There is no end to these articles. They seem especially popular during an election year. It's de rigueur for any presidential candidate, even a diversity, to find Irish roots during a presidential campaign. Why? The Irish-Americans have lost much of their favored position with the American 'news' media, but I suppose it's just a tradition by now.
Now, however, there is this lurid tale of a slaveowner ancestor, and dark hints about 'rape'. Actually I have come to really resent these slurs in articles about the European roots of black Americans; I mean the insinuations that any such mixing had to have involved 'rape.' Why is this taken for granted? To me, absent any real evidence that such a thing happened, it is nothing less than slander to infer that 'rape' was involved. Yet that is always a given with the mainstream media. Rape is always mentioned in these stories.

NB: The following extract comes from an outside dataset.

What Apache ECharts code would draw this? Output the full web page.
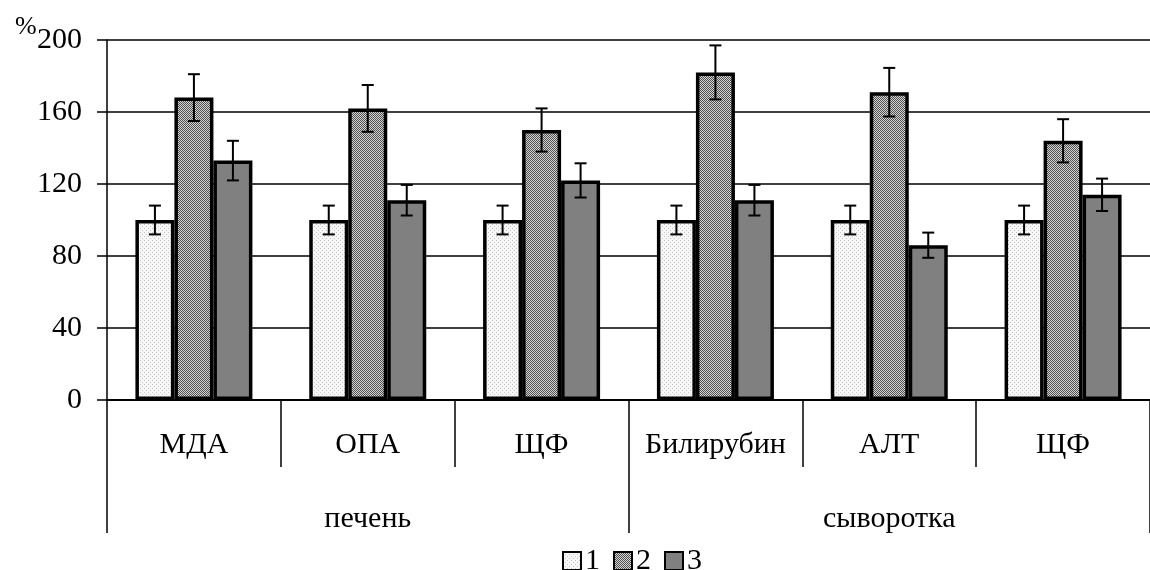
<!DOCTYPE html>
<html>
<head>
<meta charset="utf-8">
<script src="https://cdn.jsdelivr.net/npm/echarts@6/dist/echarts.min.js"></script>
<style>
html,body{margin:0;padding:0;background:#fff;}
#c{width:1150px;height:570px;}
</style>
</head>
<body>
<div id="c"></div>
<script>
// ---- data ----
var categories = ['МДА', 'ОПА', 'ЩФ', 'Билирубин', 'АЛТ', 'ЩФ'];
var groups = ['печень', 'сыворотка'];
var seriesNames = ['1', '2', '3'];
var values1 = [100, 100, 100, 100, 100, 100];
var errors1 = [8, 8, 8, 8, 8, 8];
var values2 = [168, 162, 150, 182, 171, 144];
var errors2 = [13, 13, 12, 15, 13.5, 12];
var values3 = [133, 111, 122, 111, 86, 114];
var errors3 = [11, 8.5, 9.5, 8.5, 7, 9];
var yTicks = [0, 40, 80, 120, 160, 200];

// ---- patterns ----
function makePattern(size, fn) {
  var c = document.createElement('canvas');
  c.width = size; c.height = size;
  var ctx = c.getContext('2d');
  for (var y = 0; y < size; y++) {
    for (var x = 0; x < size; x++) {
      ctx.fillStyle = fn(x, y);
      ctx.fillRect(x, y, 1, 1);
    }
  }
  return { image: c, repeat: 'repeat' };
}
var pat1 = makePattern(4, function (x, y) {
  return ((x + y) % 4 === 0 && y % 2 === 0) ? '#c4c4c4' : '#f6f6f6';
});
var pat2 = makePattern(4, function (x, y) {
  return ((x + y) % 2 === 0) ? '#505050' : '#d4d4d4';
});
var col3 = '#808080';

var FONT = "'Liberation Serif', 'Times New Roman', serif";
var FS = 30;
var BW = 39;

var valuesAll = [values1, values2, values3];
var errorsAll = [errors1, errors2, errors3];
var fills = [pat1, pat2, col3];

var series = [];
for (var i = 0; i < 3; i++) {
  series.push({
    name: seriesNames[i],
    type: 'bar',
    xAxisIndex: 0,
    barWidth: BW,
    barGap: '0%',
    data: valuesAll[i],
    itemStyle: { color: fills[i], borderColor: '#000', borderWidth: 3.5 },
    emphasis: { disabled: true },
    z: 2
  });
}
for (var j = 0; j < 3; j++) {
  (function (idx) {
    var d = valuesAll[idx].map(function (v, k) { return [k, v, errorsAll[idx][k]]; });
    series.push({
      type: 'custom',
      xAxisIndex: 0,
      data: d,
      z: 5,
      silent: true,
      renderItem: function (params, api) {
        var k = api.value(0), v = api.value(1), e = api.value(2);
        var off = (idx - 1) * BW;
        var top = api.coord([k, v + e]);
        var bot = api.coord([k, v - e]);
        var x = top[0] + off;
        var cap = 6;
        var st = { stroke: '#000', lineWidth: 2 };
        return {
          type: 'group',
          children: [
            { type: 'line', shape: { x1: x, y1: top[1], x2: x, y2: bot[1] }, style: st },
            { type: 'line', shape: { x1: x - cap, y1: top[1], x2: x + cap, y2: top[1] }, style: st },
            { type: 'line', shape: { x1: x - cap, y1: bot[1], x2: x + cap, y2: bot[1] }, style: st }
          ]
        };
      }
    });
  })(j);
}

var chart = echarts.init(document.getElementById('c'), null, { renderer: 'canvas' });
chart.setOption({
  animation: false,
  backgroundColor: '#fff',
  textStyle: { fontFamily: FONT },
  title: {
    text: '%', left: 10, top: 9,
    textStyle: { fontFamily: FONT, fontSize: 26, fontWeight: 'normal', color: '#000' }
  },
  grid: { left: 107, top: 40, right: -10, bottom: 170 },
  legend: {
    data: seriesNames,
    left: 557, top: 541,
    itemWidth: 18, itemHeight: 18, itemGap: 13,
    icon: 'rect',
    textStyle: { fontFamily: FONT, fontSize: FS, color: '#000', padding: [0, 0, 0, -1] }
  },
  xAxis: [
    {
      type: 'category',
      data: categories,
      position: 'bottom',
      axisLine: { show: true, lineStyle: { color: '#000', width: 2 } },
      axisTick: { show: true, interval: 0, length: 67, lineStyle: { color: '#000', width: 1.5 } },
      axisLabel: { interval: 0, margin: 30, fontFamily: FONT, fontSize: FS, color: '#000' },
      splitLine: { show: false }
    },
    {
      type: 'category',
      data: groups,
      position: 'bottom',
      axisLine: { show: false },
      axisTick: { show: true, interval: 0, length: 133, lineStyle: { color: '#000', width: 1.5 } },
      axisLabel: { interval: 0, margin: 104, fontFamily: FONT, fontSize: FS, color: '#000' },
      splitLine: { show: false }
    }
  ],
  yAxis: {
    type: 'value',
    min: yTicks[0], max: yTicks[yTicks.length - 1], interval: 40,
    axisLine: { show: true, lineStyle: { color: '#000', width: 1.5 } },
    axisTick: { show: true, length: 10, lineStyle: { color: '#000', width: 1.5 } },
    axisLabel: { margin: 25, fontFamily: FONT, fontSize: FS, color: '#000' },
    splitLine: { show: true, lineStyle: { color: '#000', width: 1.5 } }
  },
  series: series
});
</script>
</body>
</html>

Why don't more of us vocally object to our kin and our ancestors being groundlessly accused of rape?
Another ungrounded assumption in most of these stories is that the guilty party was the slaveowner, though it would more likely have been an overseer, or somebody else in a position involving more contact with slaves.
Granted, though, in this instance, it's claimed that DNA testing indicates this man Shields was the progenitor. But generally, as with the Thomas Jefferson slander, it's always taken for granted that the owner is the guilty party. Why? I suppose because he is considered the embodiment of evil in the popular imagination -- which, by the way, is growing more lurid, the more such articles as this are fed to the public. They appeal to people's baser imaginings.
But again, this article (as with anything originating with the New York Times) is pure propaganda. It's part of a long series of such articles in recent years, all of which are meant to reinforce the belief that we are all one big interconnected, mixed family. Race is only a social construct, and everybody is interconnected in America. "I am he, as you are he, and you are me, and we are all together." Or something.